Miguel de Unamuno que, como otros prestigiosos intelectuales de la época -Alberto Edwards, José Enrique Rodó y Adolfo Holmberg-  creía que, “hablar con los grandes que fueron es mejor que con los pequeños que son” y justifica la publicación de la enciclopedia a través del incentivo de la imaginación que  proporcionan las historias de aventuras. Para él el alimento de la inteligencia debía servir de aliciente y excitación para la fantasía.

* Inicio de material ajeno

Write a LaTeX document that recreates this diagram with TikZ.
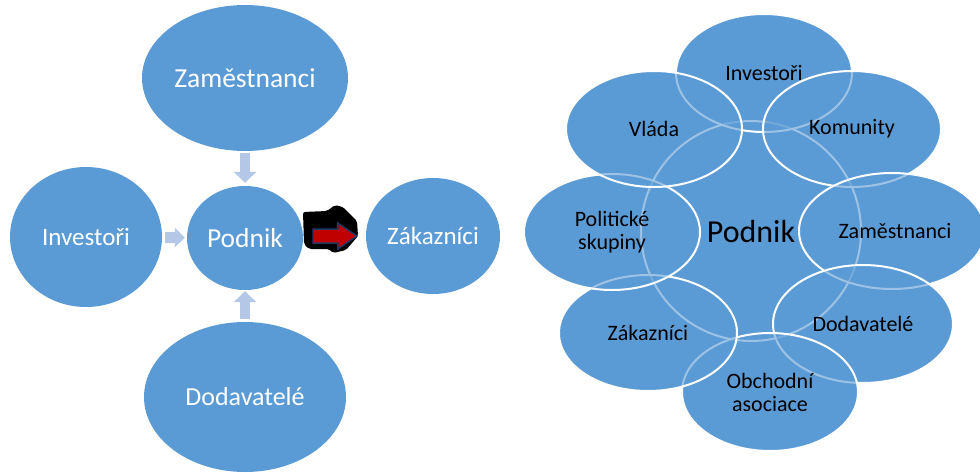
\documentclass[tikz,border=0pt]{standalone}
\usepackage{fontspec}
\setmainfont{Carlito}
\usetikzlibrary{calc,arrows.meta,shapes.geometric}
\definecolor{ellblue}{HTML}{5B9BD5}
\definecolor{arrblue}{HTML}{B4C7E7}
\definecolor{darkred}{HTML}{C00000}
\definecolor{navy}{HTML}{1F3864}
\begin{document}
\begin{tikzpicture}[x=1pt, y=-1pt,
    lell/.style={ellipse, fill=ellblue, inner sep=0pt, text=white, font=\fontsize{25}{30}\selectfont},
    rbase/.style={ellipse, fill=ellblue, inner sep=0pt},
    rell/.style={ellipse, fill=ellblue, fill opacity=0.6, draw=white, draw opacity=1, line width=2pt, inner sep=0pt},
    rtext/.style={align=center, text=black, font=\fontsize{22}{23}\selectfont},
    barrow/.style={draw=arrblue, line width=10pt, -{Triangle[length=11pt, width=22pt]}}]
    \useasboundingbox (0,0) rectangle (980,472);
    % left part
    \node[lell, minimum width=206, minimum height=146, font=\fontsize{27.5}{30}\selectfont] (zam) at (245,78) {Zaměstnanci};
    \node[lell, minimum width=152, minimum height=140] (inv) at (86,237) {Investoři};
    \node[lell, minimum width=116, minimum height=104, font=\fontsize{27.5}{30}\selectfont] (pod) at (245,238) {Podnik};
    \node[lell, minimum width=134, minimum height=116] (zak) at (433,236) {Zákazníci};
    \node[lell, minimum width=202, minimum height=150, font=\fontsize{26}{30}\selectfont] (dod) at (245,397) {Dodavatelé};
    \draw[barrow, shorten <=2pt, shorten >=3pt] (zam) -- (pod);
    \draw[barrow, shorten <=3pt, shorten >=1pt] (dod) -- (pod);
    \draw[draw=arrblue, line width=11pt, -{Triangle[length=10pt, width=19pt]}, shorten <=3pt, shorten >=2pt] (inv) -- (pod);
    \fill[black, rounded corners=2pt] (303,212) -- (327,211) -- (335,205) -- (343,207) -- (357,221) -- (358,236)
        -- (346,250) -- (333,253) -- (329,249) -- (309,249) -- (304,244) -- cycle;
    \coordinate (rs) at ($(pod.east)+(10,-2)$);
    \coordinate (rt) at ($(zak.west)+(-9,0)$);
    \filldraw[fill=darkred, draw=navy, line width=1.5pt, line join=miter]
        ($(rs)+(0,-7)$) -- ($(rt)+(-19,-7)$) -- ($(rt)+(-19,-13)$) -- (rt)
        -- ($(rt)+(-19,13)$) -- ($(rt)+(-19,7)$) -- ($(rs)+(0,7)$) -- cycle;
    % right part
    \foreach \n/\x/\y/\rx/\ry in {rpod/751/231/110/110, rinv/764/73/88/59, rkom/852/129/89/58,
        rzam/892/231/93/58, rdod/863/324/90/59, robch/770/392/88/59, rzak/648/333/89/58,
        rpol/612/232/88/58, rvla/654/129/88/58}
        \node[rbase, minimum width=2*\rx, minimum height=2*\ry] at (\x,\y) {};
    \foreach \n/\x/\y/\rx/\ry in {rpod/751/231/110/110, rinv/764/73/88/59, rkom/852/129/89/58,
        rzam/892/231/93/58, rdod/863/324/90/59, robch/770/392/88/59, rzak/648/333/89/58,
        rpol/612/232/88/58, rvla/654/129/88/58}
        \node[rell, minimum width=2*\rx, minimum height=2*\ry] (\n) at (\x,\y) {};
    \node[rtext, font=\fontsize{32}{36}\selectfont] at (rpod) {Podnik};
    \node[rtext] at (rinv) {Investoři};
    \node[rtext] at (rkom) {Komunity};
    \node[rtext] at ($(rzam)+(3,0)$) {Zaměstnanci};
    \node[rtext] at (rdod) {Dodavatelé};
    \node[rtext] at (robch) {Obchodní\\asociace};
    \node[rtext] at (rzak) {Zákazníci};
    \node[rtext] at (rpol) {Politické\\skupiny};
    \node[rtext] at (rvla) {Vláda};
\end{tikzpicture}
\end{document}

Zevallos afirma en alguno de los tomos que “los niños argentinos se distinguen por la precocidad con que aprenden, saben más de historia de Estados Unidos que los propios norteamericanos y que cantan con igual solvencia el Himno Nacional que el Star Spangled Banner y el Hall Columbia, porque los niños argentinos son bellos y robustos, y predominan entre ellos los rubios y trigueños.”
No obstante la belleza de la páginas de la enciclopedia, de sus láminas aún maravillosas y la diversidad temática, los jóvenes que abrevaron en este compendio del saber, fueron mamando un sutil racismo. En la sección, Los tesoros ocultos de la Tierra, por ejemplo, bajo una foto del aduar donde vivían los mineros negros africanos, puede leerse este epígrafe de neto corte colonialista: “Muchos son los millares de cafres empleados en la minas de oro del Sur de África, y si se tiene cuidado con ellos llegan a salir buenos trabajadores”. Mucho más explícito es el texto de Zeballos en donde explica, en un artículo sobre la Argentina, que “Las tropas pertenecientes al ejército de este país, están formadas por gente blanca y rubia, pues la mezcla con la inmigración ha hecho desaparecer al negro y a las razas inferiores.”

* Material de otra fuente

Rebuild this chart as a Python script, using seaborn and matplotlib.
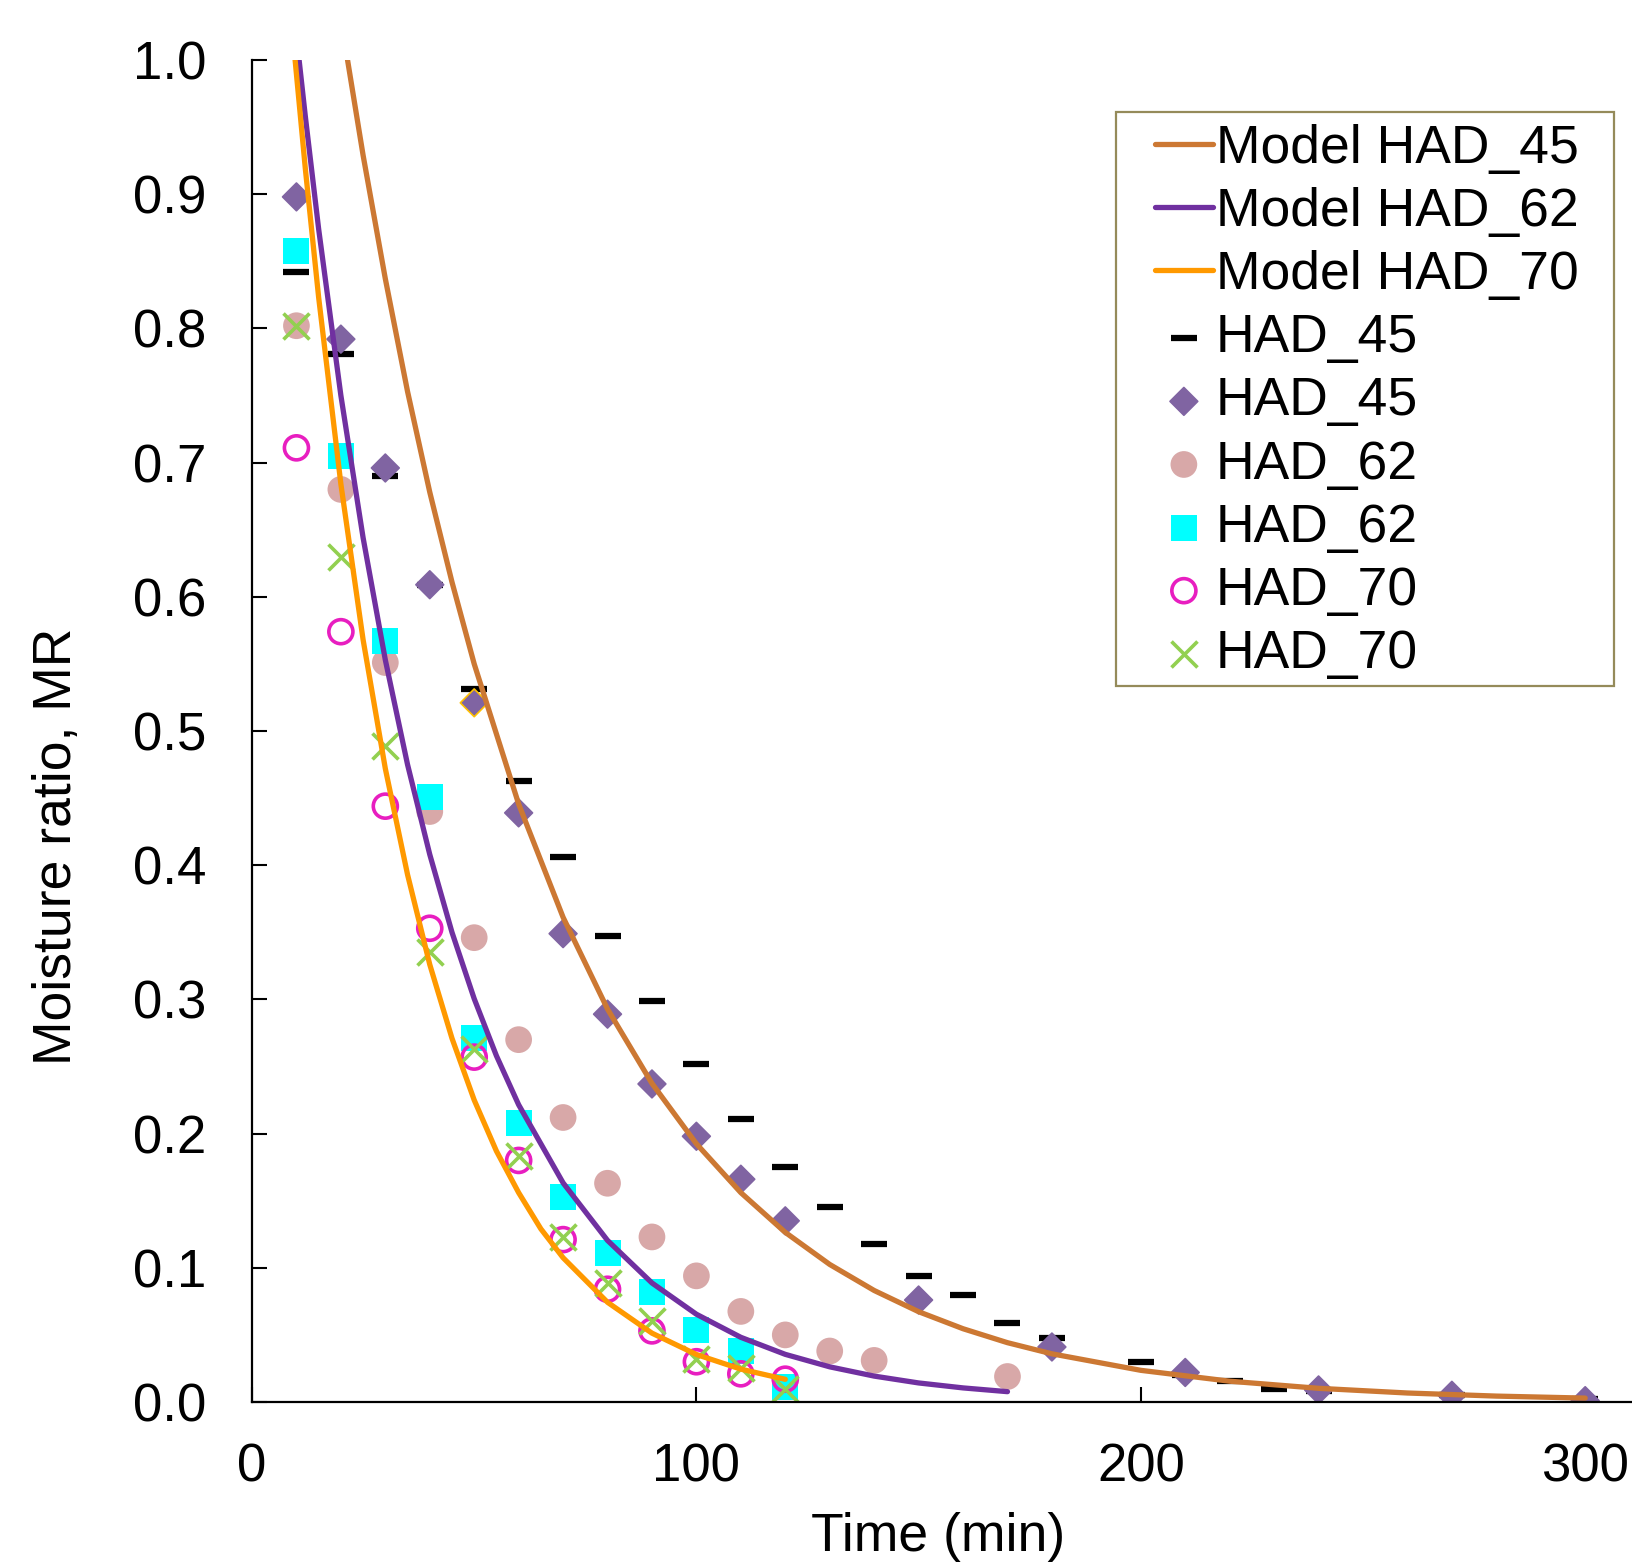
import matplotlib.pyplot as plt
import seaborn as sns
import numpy as np
import pandas as pd
from matplotlib.patches import Rectangle
from matplotlib.ticker import FormatStrFormatter

sns.set_style('ticks')
plt.rcParams['font.family'] = ['Liberation Sans', 'DejaVu Sans']
plt.rcParams.update({'text.color': 'black', 'axes.labelcolor': 'black',
                     'xtick.color': 'black', 'ytick.color': 'black'})

t_45_dash = [10, 20, 30, 40, 50, 60, 70, 80, 90, 100, 110, 120, 130, 140, 150, 160, 170, 180,
             200, 210, 220, 230, 240, 270, 300]
mr_45_dash = [0.842, 0.781, 0.690, 0.609, 0.531, 0.463, 0.406, 0.347, 0.299, 0.252, 0.211, 0.175,
              0.145, 0.118, 0.094, 0.080, 0.059, 0.048, 0.030, 0.020, 0.016, 0.010, 0.008, 0.005, 0.002]

t_45_diam = [10, 20, 30, 40, 50, 60, 70, 80, 90, 100, 110, 120, 150, 180, 210, 240, 270, 300]
mr_45_diam = [0.898, 0.792, 0.696, 0.609, 0.521, 0.439, 0.349, 0.289, 0.237, 0.198, 0.166, 0.135,
              0.076, 0.041, 0.022, 0.009, 0.005, 0.001]

t_62_circ = [10, 20, 30, 40, 50, 60, 70, 80, 90, 100, 110, 120, 130, 140, 170]
mr_62_circ = [0.802, 0.680, 0.551, 0.440, 0.346, 0.270, 0.212, 0.163, 0.123, 0.094, 0.0675, 0.050,
              0.038, 0.031, 0.019]

t_62_sq = [10, 20, 30, 40, 50, 60, 70, 80, 90, 100, 110, 120]
mr_62_sq = [0.858, 0.705, 0.567, 0.451, 0.271, 0.208, 0.153, 0.111, 0.082, 0.054, 0.038, 0.011]

t_70 = [10, 20, 30, 40, 50, 60, 70, 80, 90, 100, 110, 120]
mr_70_circ = [0.711, 0.574, 0.444, 0.353, 0.257, 0.180, 0.121, 0.084, 0.053, 0.030, 0.021, 0.017]
mr_70_x = [0.802, 0.630, 0.489, 0.335, 0.263, 0.183, 0.123, 0.089, 0.060, 0.032, 0.025, 0.010]

# ---- model curves ----
t_m45 = [21.5, 25, 30, 35, 40, 45, 50, 60, 70, 80, 90, 100, 110, 120, 130, 140, 150, 160, 170, 180,
         200, 220, 240, 260, 280, 300]
mr_m45 = [1.00, 0.929, 0.837, 0.753, 0.678, 0.611, 0.550, 0.4456, 0.3612, 0.2928, 0.2374, 0.1924,
          0.156, 0.1264, 0.1025, 0.0831, 0.0673, 0.0546, 0.0442, 0.0359, 0.0236, 0.0155, 0.0102,
          0.0067, 0.0044, 0.0029]

t_m62 = [10.6, 12, 15, 20, 25, 30, 35, 40, 45, 50, 55, 60, 70, 80, 90, 100, 110, 120, 130, 140,
         150, 160, 170]
mr_m62 = [1.00, 0.958, 0.874, 0.750, 0.644, 0.553, 0.475, 0.408, 0.350, 0.3005, 0.258, 0.2215,
          0.1633, 0.1204, 0.0887, 0.0654, 0.0482, 0.0355, 0.0262, 0.0193, 0.0142, 0.0105, 0.0077]

t_m70 = [9.7, 12, 15, 20, 25, 30, 35, 40, 45, 50, 55, 60, 65, 70, 80, 90, 100, 110, 120]
mr_m70 = [1.00, 0.919, 0.823, 0.684, 0.568, 0.472, 0.393, 0.326, 0.271, 0.225, 0.187, 0.156,
          0.129, 0.1075, 0.0743, 0.0513, 0.0354, 0.0245, 0.0169]

W, H = 1632, 1565
fig = plt.figure(figsize=(W / 100, H / 100), dpi=100)
ax = fig.add_axes([252 / W, 1 - 1402 / H, (W - 252) / W, (1402 - 60) / H])

lw = 3.8
sns.lineplot(x=t_m45, y=mr_m45, color='#CC7833', lw=lw, label='Model HAD_45', ax=ax)
sns.lineplot(x=t_m62, y=mr_m62, color='#7030A0', lw=lw, label='Model HAD_62', ax=ax)
sns.lineplot(x=t_m70, y=mr_m70, color='#FF9900', lw=lw, label='Model HAD_70', ax=ax)

# one diamond (t=50) carries a gold outline in the original
diam_edges = ['#FFC000' if t == 50 else '#8064A2' for t in t_45_diam]

sns.scatterplot(x=t_45_dash, y=mr_45_dash, marker='_', s=360, color='black', linewidth=4.5,
                label='HAD_45', ax=ax)
sns.scatterplot(x=t_45_diam, y=mr_45_diam, marker='D', s=200, color='#8064A2', edgecolor=diam_edges,
                linewidth=1.2, label='HAD_45', ax=ax)
sns.scatterplot(x=t_62_circ, y=mr_62_circ, marker='o', s=370, color='#D8A8A8', edgecolor='none',
                label='HAD_62', ax=ax)
sns.scatterplot(x=t_62_sq, y=mr_62_sq, marker='s', s=350, color='#00FFFF', edgecolor='none',
                label='HAD_62', ax=ax)
sns.scatterplot(x=t_70, y=mr_70_circ, marker='o', s=300, color='#E81EC0', facecolor='none',
                edgecolor='#E81EC0', linewidth=2.6, label='HAD_70', ax=ax)
sns.scatterplot(x=t_70, y=mr_70_x, marker='x', s=350, color='#92D050', linewidth=2.6,
                label='HAD_70', ax=ax)

ax.set_xlim(0, (W - 252) / 4.444)
ax.set_ylim(0, 1.0)
ax.set_xticks([0, 100, 200, 300])
ax.set_yticks(np.arange(0, 1.01, 0.1))
ax.yaxis.set_major_formatter(FormatStrFormatter('%.1f'))
ax.tick_params(axis='both', direction='in', length=11, width=1.5, labelsize=38, colors='black')
ax.tick_params(axis='y', pad=33)
ax.tick_params(axis='x', pad=29)
for s in ['top', 'right']:
    ax.spines[s].set_visible(False)
for s in ['left', 'bottom']:
    ax.spines[s].set_linewidth(1.6)
    ax.spines[s].set_color('black')

ax.set_xlabel('Time (min)', fontsize=38.5)
ax.set_ylabel('Moisture ratio, MR', fontsize=38.5)
ax.xaxis.set_label_coords(0.497, -0.082)
ax.yaxis.set_label_coords(-0.123, 0.414)

leg = ax.legend(loc='upper left', bbox_to_anchor=((1155 - 252) / 1380, (1402 - 124) / 1342),
                frameon=False, fontsize=38.5, handlelength=1.08, handletextpad=0.06,
                labelspacing=0.245, borderpad=0, borderaxespad=0)
# legend frame
ax.add_patch(Rectangle(((1116 - 252) / 1380, (1402 - 686) / 1342), 498 / 1380, 574 / 1342,
                       transform=ax.transAxes, fill=False, edgecolor='#958B5A', lw=1.6,
                       clip_on=False, zorder=5))

fig.savefig('out.png', dpi=100)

Contrastando las buenas intenciones de los colaboradores –redactar un texto destinado a los niños que no tenían acceso a la educación sistematizada- la segregación racial es una constante, digamos subliminal, en la enciclopedia. En el Libro del  porqué se responde de esta manera a la pregunta ¿son necesarias las guerras?: “Hubo guerras que sostuvieron los pueblos civilizados, cuyo número crecía, sin cesar, rápidamente, contra los salvajes. Todas las civilizaciones se han extendido de este modo. Parece que, dado el modo como el mundo está hecho, estas guerras fueron en la antigüedad necesarias, como es necesaria la muerte.”
Más allá de estos conceptos, de las páginas de El tesoro de la juventud saltan para nuestro deleite Alicia la del País de las maravillas, la Cenicienta, Guillermo Tell, Robinson Crusoe, el varón de Mulhausen, califas, princesas, pastores de ovejas y magos. Pura maravilla que mi amigo el que vive tan lejos junto a un mar del fin del mundo y yo, en la llanura pampeana, disfrutamos en tiempos distintos, en casas distintas, en provincias diferentes. Pero sin embargo, esas páginas, las mismas, y también diferentes, nos reúnen en nuestro común país de las palabras. Un lugar en el que los relojes, y las distancias pierden sentido. Un lugar donde los dos podemos jugar a buscar al conejo blanco, a conversar con los liliputienses o a departir con la fauna de los océanos. De esas cosas hablamos, a veces, cuando tenemos ganas de ser niños otra vez.